■ EXERCISE INSTRUCTIONS: Retype the opening lines of the listing below, ending with the line that contains "const rSquared = ['r', '2', '= 0.977'];", and leave out any pictures.

++++

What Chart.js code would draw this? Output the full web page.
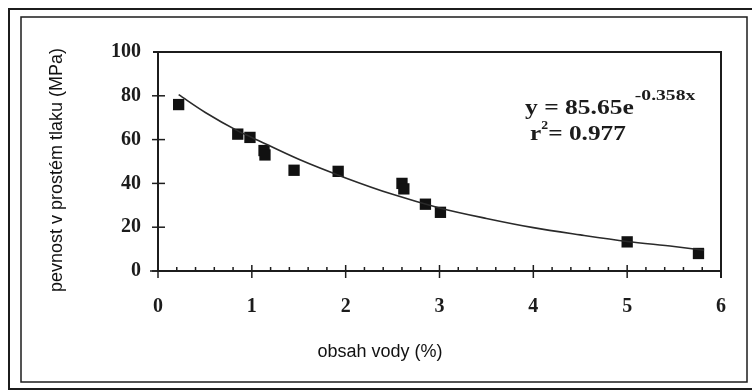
<!DOCTYPE html>
<html>
<head>
<meta charset="utf-8">
<script src="https://cdn.jsdelivr.net/npm/chart.js@4.4.1/dist/chart.umd.min.js"></script>
<style>
    html, body { margin: 0; padding: 0; background: #fff; }
    #wrap { width: 752px; height: 392px; }
</style>
</head>
<body>
<div id="wrap"><canvas id="chart" width="752" height="392"></canvas></div>
<script>
// measured points: water content (%) vs. compressive strength (MPa)
const waterContent = [0.22, 0.85, 0.98, 1.13, 1.14, 1.45, 1.92, 2.6, 2.62, 2.85, 3.01, 5.0, 5.76];
const strength = [76, 62.5, 61, 55, 53, 46, 45.5, 40, 37.5, 30.5, 26.8, 13.3, 8];

// trend line
const trendX = [0.22, 0.5, 0.85, 1.0, 1.5, 2.0, 2.5, 3.0, 3.5, 4.0, 4.5, 5.0, 5.5, 5.82];
const trendY = [80.5, 72.5, 64, 61, 51, 42.5, 35, 28.8, 24, 19.8, 16.5, 13.5, 11.2, 9.5];

const xTicks = [0, 1, 2, 3, 4, 5, 6];
const yTicks = [0, 20, 40, 60, 80, 100];

const xTitle = 'obsah vody (%)';
const yTitle = 'pevnost v prostém tlaku (MPa)';
const equation = ['y = 85.65e', '-0.358x'];
const rSquared = ['r', '2', '= 0.977'];

const ink = '#1c1c1c';
const serif = '"Liberation Serif", "Times New Roman", serif';
const sans = '"Liberation Sans", Arial, sans-serif';

// text squeezed/stretched sideways like the scanned original
function wideText(ctx, text, x, y, font, sx) {
    ctx.save();
    ctx.font = font;
    ctx.translate(x, y);
    ctx.scale(sx, 1);
    ctx.fillText(text, 0, 0);
    const w = ctx.measureText(text).width * sx;
    ctx.restore();
    return w;
}

const decorations = {
    id: 'decorations',
    afterDraw(chart) {
        const ctx = chart.ctx;
        const area = chart.chartArea;
        const x = chart.scales.x;
        const y = chart.scales.y;
        ctx.save();
        ctx.strokeStyle = ink;

        // double frame round the whole figure
        ctx.lineWidth = 2;
        ctx.strokeRect(9, 9, 760, 380);
        ctx.lineWidth = 1.5;
        ctx.strokeRect(21, 17, 726, 365);

        // top and right border of the plot
        ctx.lineWidth = 2;
        ctx.beginPath();
        ctx.moveTo(area.left - 5, area.top);
        ctx.lineTo(area.right, area.top);
        ctx.lineTo(area.right, area.bottom + 7);
        ctx.stroke();

        // y ticks cross the axis
        ctx.lineWidth = 1.5;
        yTicks.slice(0, -1).forEach((v) => {
            const py = y.getPixelForValue(v);
            ctx.beginPath();
            ctx.moveTo(area.left - 6, py);
            ctx.lineTo(area.left + 7, py);
            ctx.stroke();
        });

        // x ticks: major cross, minor point up
        for (let i = 0; i <= 30; i++) {
            const v = i / 5;
            const px = x.getPixelForValue(v);
            ctx.beginPath();
            if (i % 5 === 0) {
                ctx.moveTo(px, area.bottom - 6);
                ctx.lineTo(px, area.bottom + 7);
            } else {
                ctx.moveTo(px, area.bottom - 4);
                ctx.lineTo(px, area.bottom);
            }
            ctx.stroke();
        }
        ctx.beginPath();
        ctx.moveTo(area.left - 8, area.bottom);
        ctx.lineTo(area.left, area.bottom);
        ctx.stroke();

        // regression text
        ctx.fillStyle = ink;
        ctx.textBaseline = 'alphabetic';
        ctx.textAlign = 'left';
        let w = wideText(ctx, equation[0], 525, 114, 'bold 22px ' + serif, 1.16);
        wideText(ctx, equation[1], 525 + w + 1, 100, 'bold 14px ' + serif, 1.4);

        w = wideText(ctx, rSquared[0], 530, 140, 'bold 22px ' + serif, 1.15);
        wideText(ctx, rSquared[1], 530 + w, 129, 'bold 12px ' + serif, 1.15);
        wideText(ctx, rSquared[2], 530 + w + 7, 140, 'bold 22px ' + serif, 1.15);

        // axis titles
        ctx.font = '18px ' + sans;
        ctx.fillStyle = '#111';
        ctx.textAlign = 'center';
        ctx.textBaseline = 'middle';
        ctx.fillText(xTitle, 380, 352);
        ctx.translate(57, 170);
        ctx.rotate(-Math.PI / 2);
        ctx.fillText(yTitle, 0, 0);
        ctx.restore();
    }
};

function initChart() {
    const $canvas = document.getElementById('chart');
    const points = waterContent.map((v, i) => ({x: v, y: strength[i]}));
    const trend = trendX.map((v, i) => ({x: v, y: trendY[i]}));

    new Chart($canvas, {
        type: 'scatter',
        data: {
            datasets: [
                {
                    label: 'trend',
                    data: trend,
                    showLine: true,
                    borderColor: '#2a2a2a',
                    borderWidth: 1.6,
                    pointRadius: 0,
                    cubicInterpolationMode: 'monotone',
                    fill: false
                },
                {
                    label: 'měření',
                    data: points,
                    pointStyle: 'rect',
                    pointRadius: 8,
                    backgroundColor: '#111',
                    borderColor: '#111',
                    borderWidth: 0
                }
            ]
        },
        options: {
            responsive: false,
            animation: false,
            layout: {padding: {left: 22, right: 31, top: 52, bottom: 20}},
            plugins: {
                legend: {display: false},
                tooltip: {enabled: false}
            },
            scales: {
                x: {
                    type: 'linear',
                    min: 0,
                    max: 6,
                    afterBuildTicks: (s) => { s.ticks = xTicks.map((v) => ({value: v})); },
                    afterFit: (s) => { s.height = 101; },
                    ticks: {
                        color: ink,
                        font: {family: serif, size: 20, weight: 'bold'},
                        padding: 24
                    },
                    grid: {display: true, drawOnChartArea: false, drawTicks: false},
                    border: {display: true, color: ink, width: 2}
                },
                y: {
                    type: 'linear',
                    min: 0,
                    max: 100,
                    afterBuildTicks: (s) => { s.ticks = yTicks.map((v) => ({value: v})); },
                    afterFit: (s) => { s.width = 136; },
                    ticks: {
                        color: ink,
                        font: {family: serif, size: 20, weight: 'bold'},
                        padding: 17
                    },
                    grid: {display: true, drawOnChartArea: false, drawTicks: false},
                    border: {display: true, color: ink, width: 2}
                }
            }
        },
        plugins: [decorations]
    });
}

initChart();
</script>
</body>
</html>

++++

■ RESPONSE FOR THIS EXERCISE:
What Chart.js code would draw this? Output the full web page.
<!DOCTYPE html>
<html>
<head>
<meta charset="utf-8">
<script src="https://cdn.jsdelivr.net/npm/chart.js@4.4.1/dist/chart.umd.min.js"></script>
<style>
    html, body { margin: 0; padding: 0; background: #fff; }
    #wrap { width: 752px; height: 392px; }
</style>
</head>
<body>
<div id="wrap"><canvas id="chart" width="752" height="392"></canvas></div>
<script>
// measured points: water content (%) vs. compressive strength (MPa)
const waterContent = [0.22, 0.85, 0.98, 1.13, 1.14, 1.45, 1.92, 2.6, 2.62, 2.85, 3.01, 5.0, 5.76];
const strength = [76, 62.5, 61, 55, 53, 46, 45.5, 40, 37.5, 30.5, 26.8, 13.3, 8];

// trend line
const trendX = [0.22, 0.5, 0.85, 1.0, 1.5, 2.0, 2.5, 3.0, 3.5, 4.0, 4.5, 5.0, 5.5, 5.82];
const trendY = [80.5, 72.5, 64, 61, 51, 42.5, 35, 28.8, 24, 19.8, 16.5, 13.5, 11.2, 9.5];

const xTicks = [0, 1, 2, 3, 4, 5, 6];
const yTicks = [0, 20, 40, 60, 80, 100];

const xTitle = 'obsah vody (%)';
const yTitle = 'pevnost v prostém tlaku (MPa)';
const equation = ['y = 85.65e', '-0.358x'];
const rSquared = ['r', '2', '= 0.977'];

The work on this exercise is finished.